---------- Material to process ----------

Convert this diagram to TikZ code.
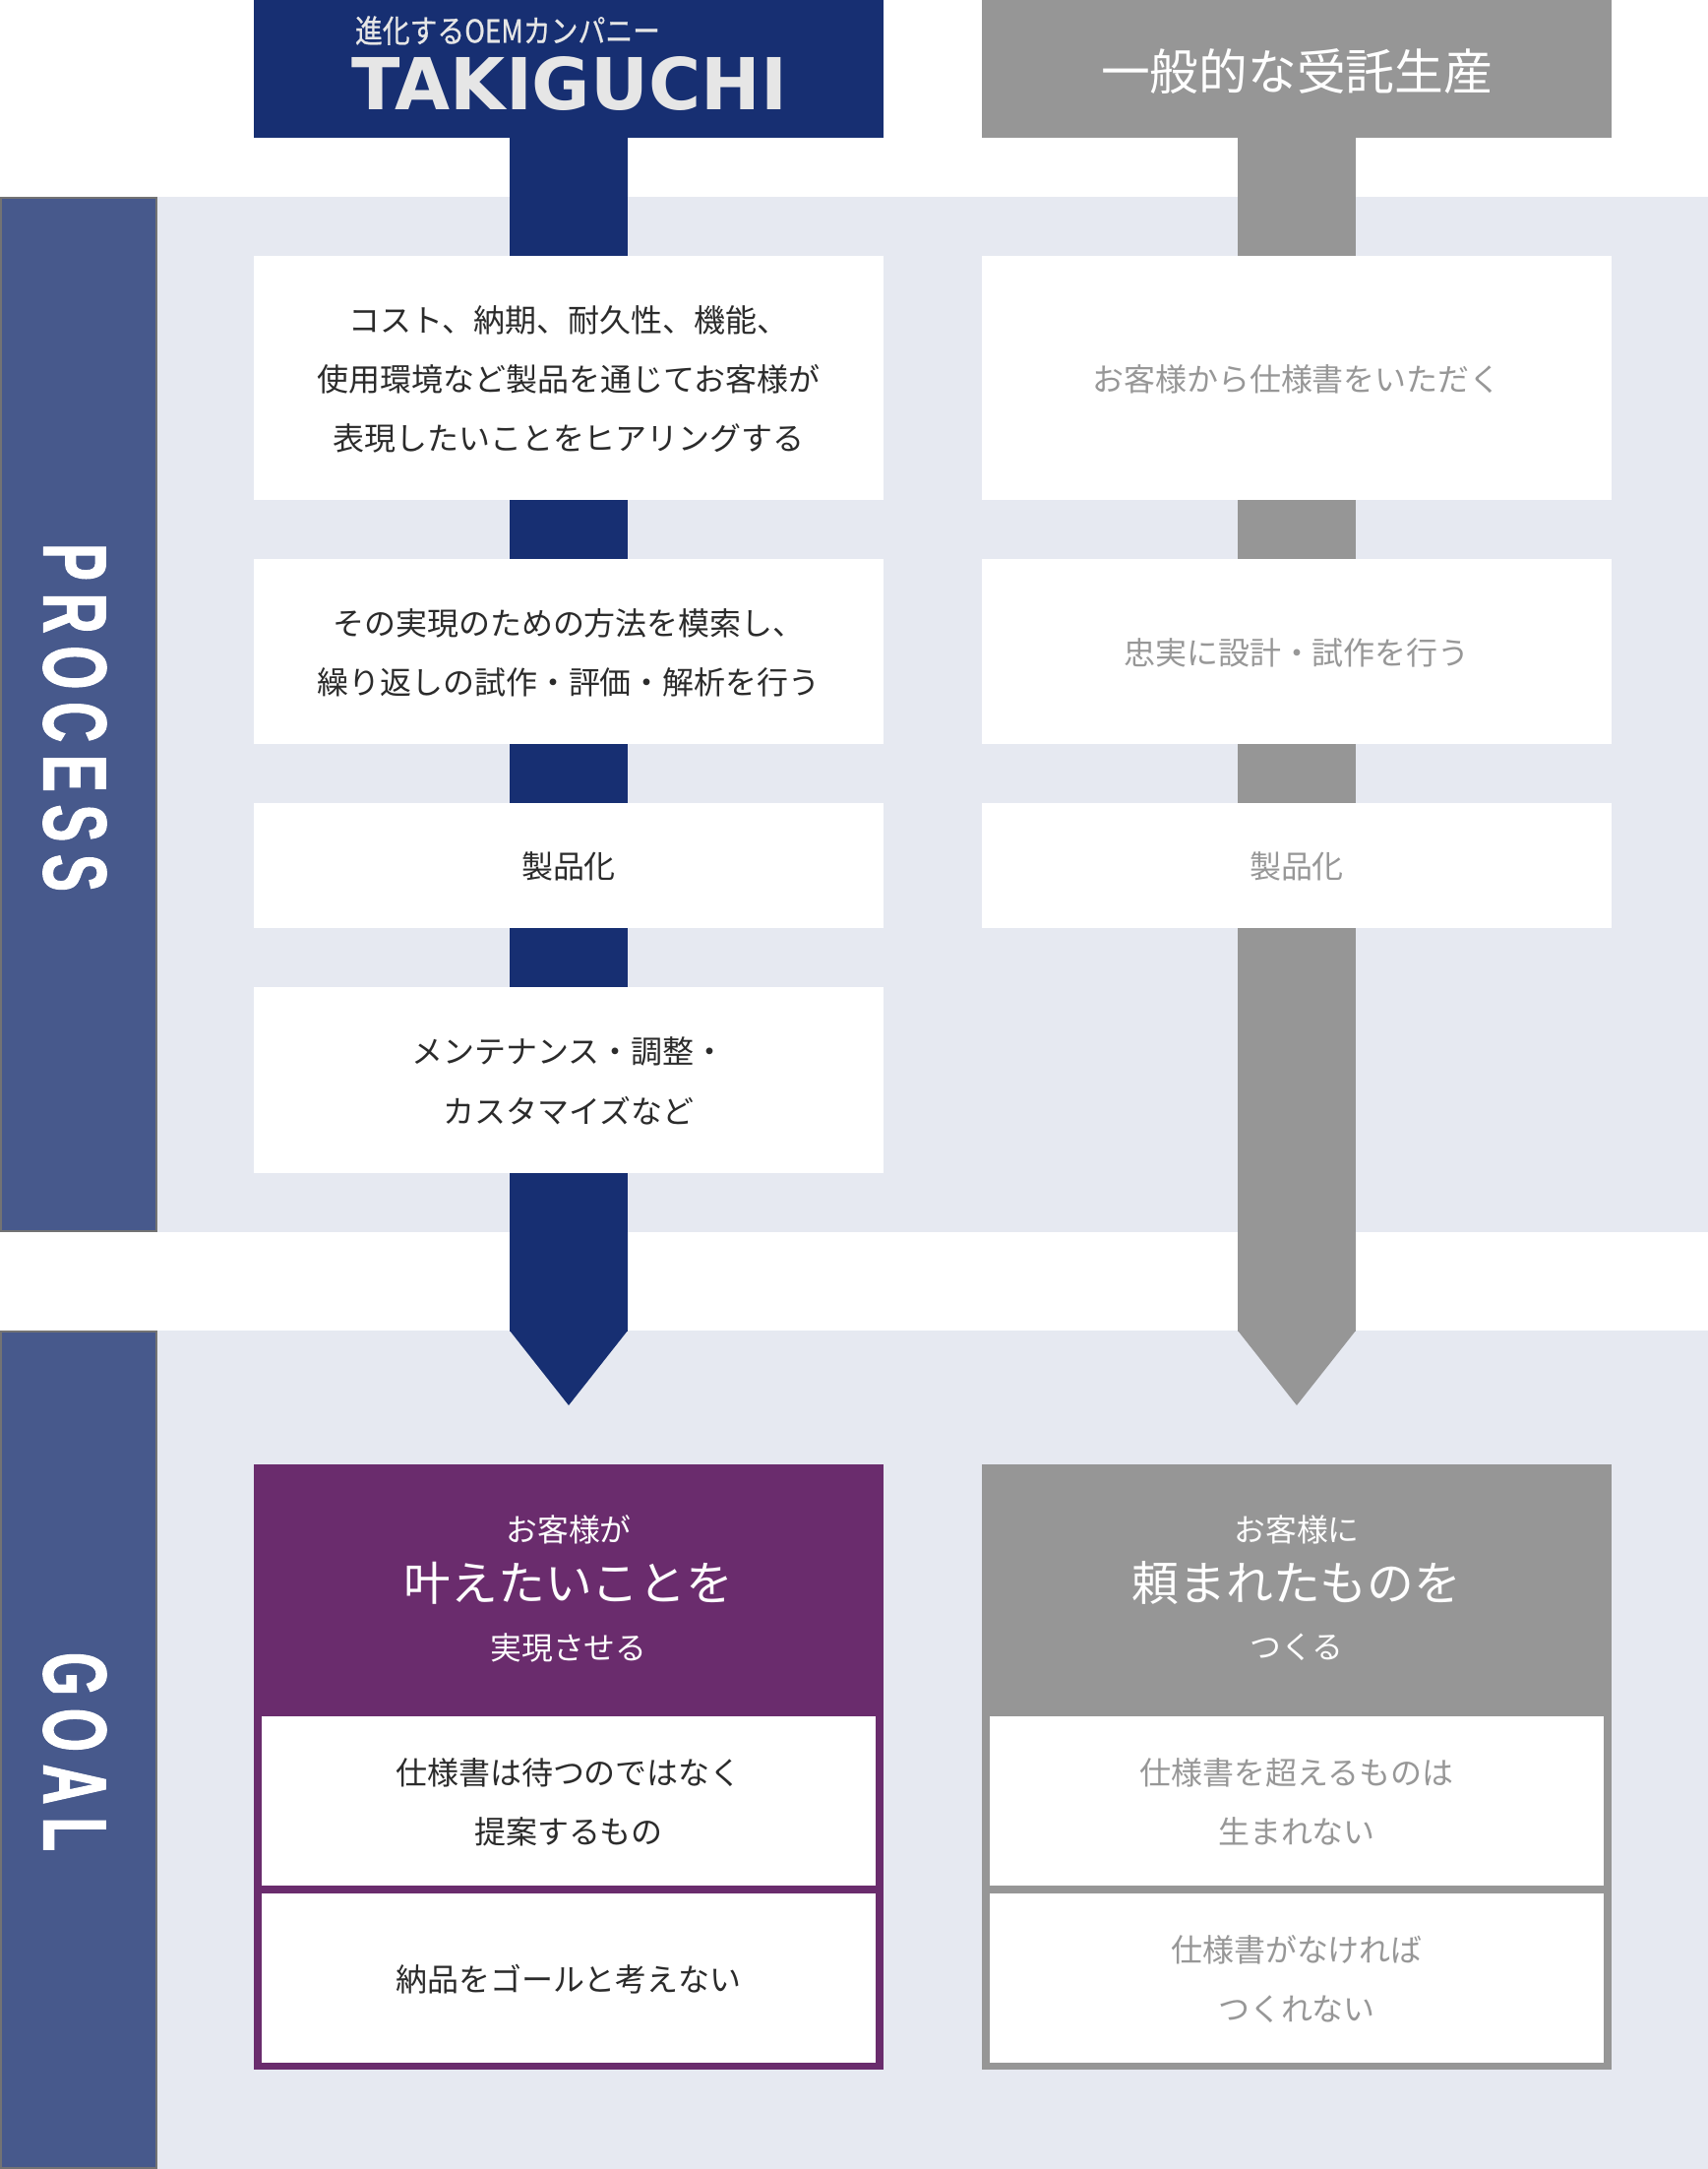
\documentclass[tikz,border=0pt]{standalone}
\usepackage{fontspec}
\setmainfont{Noto Sans CJK JP}
\newfontfamily\logofont{DejaVu Sans Bold}
\newfontfamily\logosubfont[FakeBold=0.8]{Noto Sans CJK JP}
\newfontfamily\sidefont[FakeStretch=0.62,LetterSpace=14,FakeBold=1.2]{Liberation Sans Bold}
\definecolor{navy}{HTML}{172F72}
\definecolor{plum}{HTML}{6A2C6D}
\definecolor{ash}{HTML}{969696}
\definecolor{panel}{HTML}{E6E9F1}
\definecolor{sidebar}{HTML}{47598C}
\definecolor{inkdark}{HTML}{2B2B2B}
\definecolor{inkgrey}{HTML}{979797}
\definecolor{logogrey}{HTML}{E6E6E6}
\tikzset{
    colbox/.style={fill=white, minimum width=6.4cm, inner sep=0, align=center, text depth=-1pt, font=\fontsize{9.1}{17.1}\selectfont},
    navybox/.style={colbox, text=inkdark},
    ashbox/.style={colbox, text=inkgrey},
    headbox/.style={minimum width=6.4cm, minimum height=1.4cm, inner sep=0, text=white},
    navystem/.style={navy, line width=1.2cm, shorten >=-0.2pt, shorten <=-0.2pt},
    ashstem/.style={ash, line width=1.2cm, shorten >=-0.2pt, shorten <=-0.2pt},
    sidebox/.style={fill=sidebar, draw=gray!90!black, line width=0.6pt, minimum width=1.58cm, inner sep=0},
    sidelabel/.style={rotate=-90, text=white, inner sep=0, font=\fontsize{26}{26}\sidefont},
    goalbox/.style={minimum width=6.4cm, minimum height=6.15cm, inner sep=0},
    goalitem/.style={fill=white, minimum width=6.24cm, inner sep=0, align=center, text depth=-0.3pt, font=\fontsize{9.1}{17.1}\selectfont},
    goalsmall/.style={inner sep=0, text=white, font=\fontsize{9.05}{9}\selectfont},
    goalbig/.style={inner sep=0, text=white, font=\fontsize{13.6}{13.6}\selectfont}
}

\begin{document}
\begin{tikzpicture}
    \useasboundingbox (0, 0) rectangle (17.36, -22.04);
    % panels
    \fill [panel] (1.6, -2) rectangle (17.36, -12.52);
    \fill [panel] (1.6, -13.52) rectangle (17.36, -22.04);
    \node [sidebox, minimum height=10.5cm] (processbar) at (0.8, -7.26) {};
    \node [sidebox, minimum height=8.5cm] (goalbar) at (0.8, -17.78) {};
    \node [sidelabel] (processlabel) at (0.76, -7.29) {PROCESS};
    \node [sidelabel] (goallabel) at (0.76, -17.8) {GOAL};

    % left column
    \node [headbox, fill=navy] (navyhead) at (5.78, -0.7) {};
    \node [text=logogrey, inner sep=0] (logosub) at (5.16, -0.31) {\resizebox{3.1cm}{0.27cm}{\logosubfont 進化するOEMカンパニー}};
    \node [text=logogrey, inner sep=0] (logoname) at (5.79, -0.85) {\resizebox{4.42cm}{0.54cm}{\logofont TAKIGUCHI}};
    \node [navybox, minimum height=2.48cm] (navyask) at (5.78, -3.84) {コスト、納期、耐久性、機能、\\使用環境など製品を通じてお客様が\\表現したいことをヒアリングする};
    \node [navybox, minimum height=1.88cm] (navytrial) at (5.78, -6.62) {その実現のための方法を模索し、\\繰り返しの試作・評価・解析を行う};
    \node [navybox, minimum height=1.27cm] (navymake) at (5.78, -8.795) {製品化};
    \node [navybox, minimum height=1.89cm] (navycare) at (5.78, -10.975) {メンテナンス・調整・\\カスタマイズなど};
    \draw [navystem] (navyhead) -- (navyask);
    \draw [navystem] (navyask) -- (navytrial);
    \draw [navystem] (navytrial) -- (navymake);
    \draw [navystem] (navymake) -- (navycare);
    \coordinate (navybase) at (5.78, -13.52);
    \draw [navystem] (navycare) -- (navybase);
    \fill [navy] (5.18, -13.52) -- (6.38, -13.52) -- (5.78, -14.28) -- cycle;

    % right column
    \node [headbox, fill=ash, text depth=-1pt, font=\fontsize{14.15}{14.15}\selectfont] (ashhead) at (13.18, -0.7) {一般的な受託生産};
    \node [ashbox, minimum height=2.48cm] (ashask) at (13.18, -3.84) {お客様から仕様書をいただく};
    \node [ashbox, minimum height=1.88cm] (ashtrial) at (13.18, -6.62) {忠実に設計・試作を行う};
    \node [ashbox, minimum height=1.27cm] (ashmake) at (13.18, -8.795) {製品化};
    \draw [ashstem] (ashhead) -- (ashask);
    \draw [ashstem] (ashask) -- (ashtrial);
    \draw [ashstem] (ashtrial) -- (ashmake);
    \coordinate (ashbase) at (13.18, -13.52);
    \draw [ashstem] (ashmake) -- (ashbase);
    \fill [ash] (12.58, -13.52) -- (13.78, -13.52) -- (13.18, -14.28) -- cycle;

    % goals
    \node [goalbox, fill=plum] (plumgoal) at (5.78, -17.955) {};
    \node [goalsmall] (plumone) at (5.78, -15.54) {お客様が};
    \node [goalbig] (plumtwo) at (5.78, -16.085) {叶えたいことを};
    \node [goalsmall] (plumthree) at (5.78, -16.74) {実現させる};
    \node [goalitem, text=inkdark, minimum height=1.72cm] (plumitema) at (5.78, -18.3) {仕様書は待つのではなく\\提案するもの};
    \node [goalitem, text=inkdark, minimum height=1.72cm] (plumitemb) at (5.78, -20.1) {納品をゴールと考えない};

    \node [goalbox, fill=ash] (ashgoal) at (13.18, -17.955) {};
    \node [goalsmall] (ashone) at (13.18, -15.54) {お客様に};
    \node [goalbig] (ashtwo) at (13.18, -16.085) {頼まれたものを};
    \node [goalsmall] (ashthree) at (13.18, -16.74) {つくる};
    \node [goalitem, text=inkgrey, minimum height=1.72cm] (ashitema) at (13.18, -18.3) {仕様書を超えるものは\\生まれない};
    \node [goalitem, text=inkgrey, minimum height=1.72cm] (ashitemb) at (13.18, -20.1) {仕様書がなければ\\つくれない};
\end{tikzpicture}
\end{document}
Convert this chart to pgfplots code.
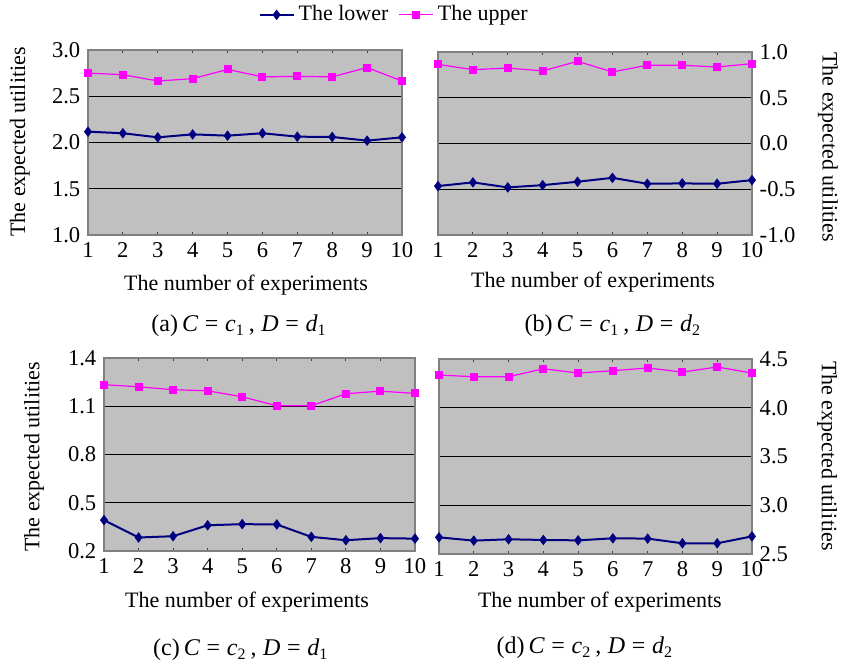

----------

__Task description__
Skip every picture and transcribe the data above exactly.

__Response to this exercise__
Convert this diagram to TikZ code.
\documentclass[tikz,border=0pt]{standalone}
\usepackage{fontspec}
\setmainfont{Noto Sans CJK JP}
\newfontfamily\logofont{DejaVu Sans Bold}
\newfontfamily\logosubfont[FakeBold=0.8]{Noto Sans CJK JP}
\newfontfamily\sidefont[FakeStretch=0.62,LetterSpace=14,FakeBold=1.2]{Liberation Sans Bold}
\definecolor{navy}{HTML}{172F72}
\definecolor{plum}{HTML}{6A2C6D}
\definecolor{ash}{HTML}{969696}
\definecolor{panel}{HTML}{E6E9F1}
\definecolor{sidebar}{HTML}{47598C}
\definecolor{inkdark}{HTML}{2B2B2B}
\definecolor{inkgrey}{HTML}{979797}
\definecolor{logogrey}{HTML}{E6E6E6}
\tikzset{
    colbox/.style={fill=white, minimum width=6.4cm, inner sep=0, align=center, text depth=-1pt, font=\fontsize{9.1}{17.1}\selectfont},
    navybox/.style={colbox, text=inkdark},
    ashbox/.style={colbox, text=inkgrey},
    headbox/.style={minimum width=6.4cm, minimum height=1.4cm, inner sep=0, text=white},
    navystem/.style={navy, line width=1.2cm, shorten >=-0.2pt, shorten <=-0.2pt},
    ashstem/.style={ash, line width=1.2cm, shorten >=-0.2pt, shorten <=-0.2pt},
    sidebox/.style={fill=sidebar, draw=gray!90!black, line width=0.6pt, minimum width=1.58cm, inner sep=0},
    sidelabel/.style={rotate=-90, text=white, inner sep=0, font=\fontsize{26}{26}\sidefont},
    goalbox/.style={minimum width=6.4cm, minimum height=6.15cm, inner sep=0},
    goalitem/.style={fill=white, minimum width=6.24cm, inner sep=0, align=center, text depth=-0.3pt, font=\fontsize{9.1}{17.1}\selectfont},
    goalsmall/.style={inner sep=0, text=white, font=\fontsize{9.05}{9}\selectfont},
    goalbig/.style={inner sep=0, text=white, font=\fontsize{13.6}{13.6}\selectfont}
}

\begin{document}
\begin{tikzpicture}
    \useasboundingbox (0, 0) rectangle (17.36, -22.04);
    % panels
    \fill [panel] (1.6, -2) rectangle (17.36, -12.52);
    \fill [panel] (1.6, -13.52) rectangle (17.36, -22.04);
    \node [sidebox, minimum height=10.5cm] (processbar) at (0.8, -7.26) {};
    \node [sidebox, minimum height=8.5cm] (goalbar) at (0.8, -17.78) {};
    \node [sidelabel] (processlabel) at (0.76, -7.29) {PROCESS};
    \node [sidelabel] (goallabel) at (0.76, -17.8) {GOAL};

    % left column
    \node [headbox, fill=navy] (navyhead) at (5.78, -0.7) {};
    \node [text=logogrey, inner sep=0] (logosub) at (5.16, -0.31) {\resizebox{3.1cm}{0.27cm}{\logosubfont 進化するOEMカンパニー}};
    \node [text=logogrey, inner sep=0] (logoname) at (5.79, -0.85) {\resizebox{4.42cm}{0.54cm}{\logofont TAKIGUCHI}};
    \node [navybox, minimum height=2.48cm] (navyask) at (5.78, -3.84) {コスト、納期、耐久性、機能、\\使用環境など製品を通じてお客様が\\表現したいことをヒアリングする};
    \node [navybox, minimum height=1.88cm] (navytrial) at (5.78, -6.62) {その実現のための方法を模索し、\\繰り返しの試作・評価・解析を行う};
    \node [navybox, minimum height=1.27cm] (navymake) at (5.78, -8.795) {製品化};
    \node [navybox, minimum height=1.89cm] (navycare) at (5.78, -10.975) {メンテナンス・調整・\\カスタマイズなど};
    \draw [navystem] (navyhead) -- (navyask);
    \draw [navystem] (navyask) -- (navytrial);
    \draw [navystem] (navytrial) -- (navymake);
    \draw [navystem] (navymake) -- (navycare);
    \coordinate (navybase) at (5.78, -13.52);
    \draw [navystem] (navycare) -- (navybase);
    \fill [navy] (5.18, -13.52) -- (6.38, -13.52) -- (5.78, -14.28) -- cycle;

    % right column
    \node [headbox, fill=ash, text depth=-1pt, font=\fontsize{14.15}{14.15}\selectfont] (ashhead) at (13.18, -0.7) {一般的な受託生産};
    \node [ashbox, minimum height=2.48cm] (ashask) at (13.18, -3.84) {お客様から仕様書をいただく};
    \node [ashbox, minimum height=1.88cm] (ashtrial) at (13.18, -6.62) {忠実に設計・試作を行う};
    \node [ashbox, minimum height=1.27cm] (ashmake) at (13.18, -8.795) {製品化};
    \draw [ashstem] (ashhead) -- (ashask);
    \draw [ashstem] (ashask) -- (ashtrial);
    \draw [ashstem] (ashtrial) -- (ashmake);
    \coordinate (ashbase) at (13.18, -13.52);
    \draw [ashstem] (ashmake) -- (ashbase);
    \fill [ash] (12.58, -13.52) -- (13.78, -13.52) -- (13.18, -14.28) -- cycle;

    % goals
    \node [goalbox, fill=plum] (plumgoal) at (5.78, -17.955) {};
    \node [goalsmall] (plumone) at (5.78, -15.54) {お客様が};
    \node [goalbig] (plumtwo) at (5.78, -16.085) {叶えたいことを};
    \node [goalsmall] (plumthree) at (5.78, -16.74) {実現させる};
    \node [goalitem, text=inkdark, minimum height=1.72cm] (plumitema) at (5.78, -18.3) {仕様書は待つのではなく\\提案するもの};
    \node [goalitem, text=inkdark, minimum height=1.72cm] (plumitemb) at (5.78, -20.1) {納品をゴールと考えない};

    \node [goalbox, fill=ash] (ashgoal) at (13.18, -17.955) {};
    \node [goalsmall] (ashone) at (13.18, -15.54) {お客様に};
    \node [goalbig] (ashtwo) at (13.18, -16.085) {頼まれたものを};
    \node [goalsmall] (ashthree) at (13.18, -16.74) {つくる};
    \node [goalitem, text=inkgrey, minimum height=1.72cm] (ashitema) at (13.18, -18.3) {仕様書を超えるものは\\生まれない};
    \node [goalitem, text=inkgrey, minimum height=1.72cm] (ashitemb) at (13.18, -20.1) {仕様書がなければ\\つくれない};
\end{tikzpicture}
\end{document}
Convert this chart to pgfplots code.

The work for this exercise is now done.